Archive for Tuesday, March 27, 2007
Home provides ‘next best thing’ for training
Three firefighters rushed into the house, heaving a hose toward the back of the home in search of the flames.
It was a three-man effort, with a fourth firefighter feeding the loaded hose from outside. At the command of Capt. Ray Pettigrew, the firefighters drop to their knees, crawling through the back room to the basement stairs while lugging the hose.
Once they make it down the stairs to the basement, the source of the smoke, Pettigrew's voice can be heard through his oxygen mask: "OK, open her up!"
But though the water did flow, it was only for a few seconds. There was no fire; the smoke that filled the basement came from a smoke machine. The training effort Saturday, in a home on the corner of 57th Terrace and Barton scheduled for demolition Tuesday, was a chance for the Shawnee Fire Department to give its firefighters some on-site training.
Firefighters used the home, donated by Lino's Holding LLC, which plans a retail and condo development on the land, to train over the weekend in a way that regular drills can't quite match up to.
"As much as we try to train on this, it's always nice to have a real house," Pettigrew said.
The drill firefighters were doing Saturday is called a hose evolution: training to get a "loaded" hose, full of water but capped, through a smoke-filled home to a fire.
"That becomes really difficult as we're breathing the air, trying to talk and dealing with the heat coming at us," Pettigrew said. "... It's real easy when you can see what your doing and it's not hot."
Firefighters also used the home to run drills to find trapped or injured firefighters in the basement, so filled with smoke that nothing could be seen. Firefighters were sent in blindly, having to crawl the entire basement to look for the person, a dummy, by feel. They also took the opportunity to use the thermal imaging camera, which detects heat through the smoke.
Using homes that are about to be demolished is one of the best training possibilities for firefighters. Though at one time, fire departments were able to actually burn such homes, liability concerns prevent them from doing so any more, so there are few opportunities for firefighters to train facing real flames.
Which is why Shawnee had hoped to build a police and fire training tower at the site of the new Justice Center, a facility were controlled burns could take place. However, when the new Police Department, Municipal Court and Fire Station No. 2 were estimated to cost much more than originally expected with escalating construction costs, the training tower was one of the first things eliminated from the plan.
The site plans for the Justice Center complex submitted by Hoefer-Wysocki Architects do show a spot for the training tower on the site, but the tower, estimated at about $350,000 with current construction costs, will have to wait.
"It's just something we've got master-planned for the site in case we get the opportunity to build it," said Bert Schnettgoecke, city senior project engineer.

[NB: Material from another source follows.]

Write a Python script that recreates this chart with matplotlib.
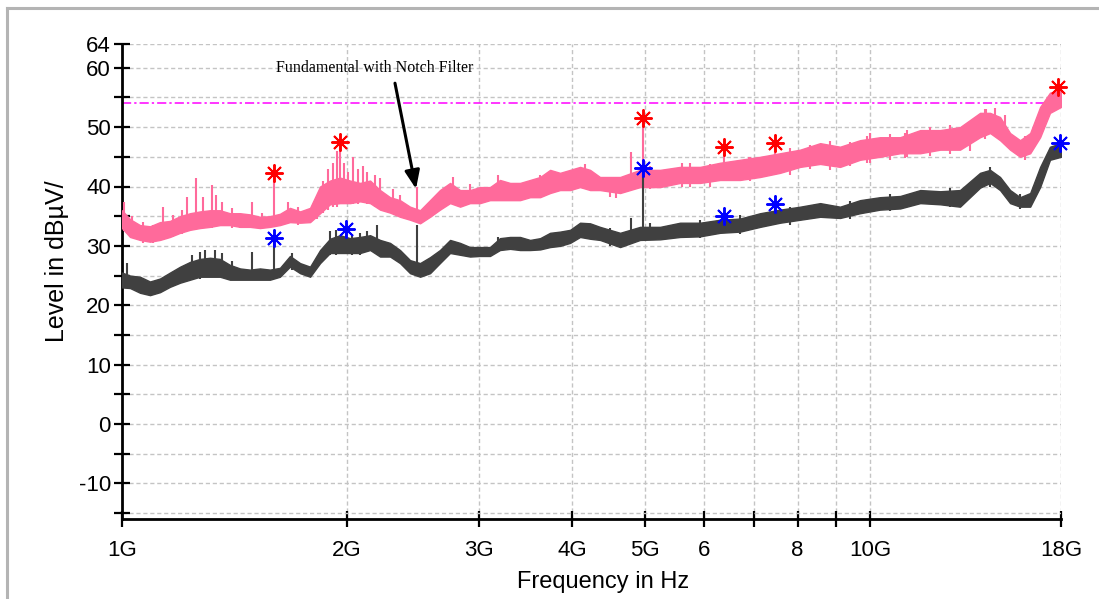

Until then, the firefighters will rely on regular training for experience, with the occasional structure donated for a few days of training with imaginary fire.
On Saturday, though the flames were imaginary, firefighters went through the motions as if the heat were real. Though they can see exactly where they need to go -- the smoke machine had only produced enough smoke to fill the basement -- they follow the hose along the floor to the stairs, just as they would if the smoke obstructed their sight and the heat pushed them to the ground. It's experience they'll fall back on when they face a real fire.
"If you're in an emergency, you kind of fall back on that practice because it's what's become natural," Pettigrew said.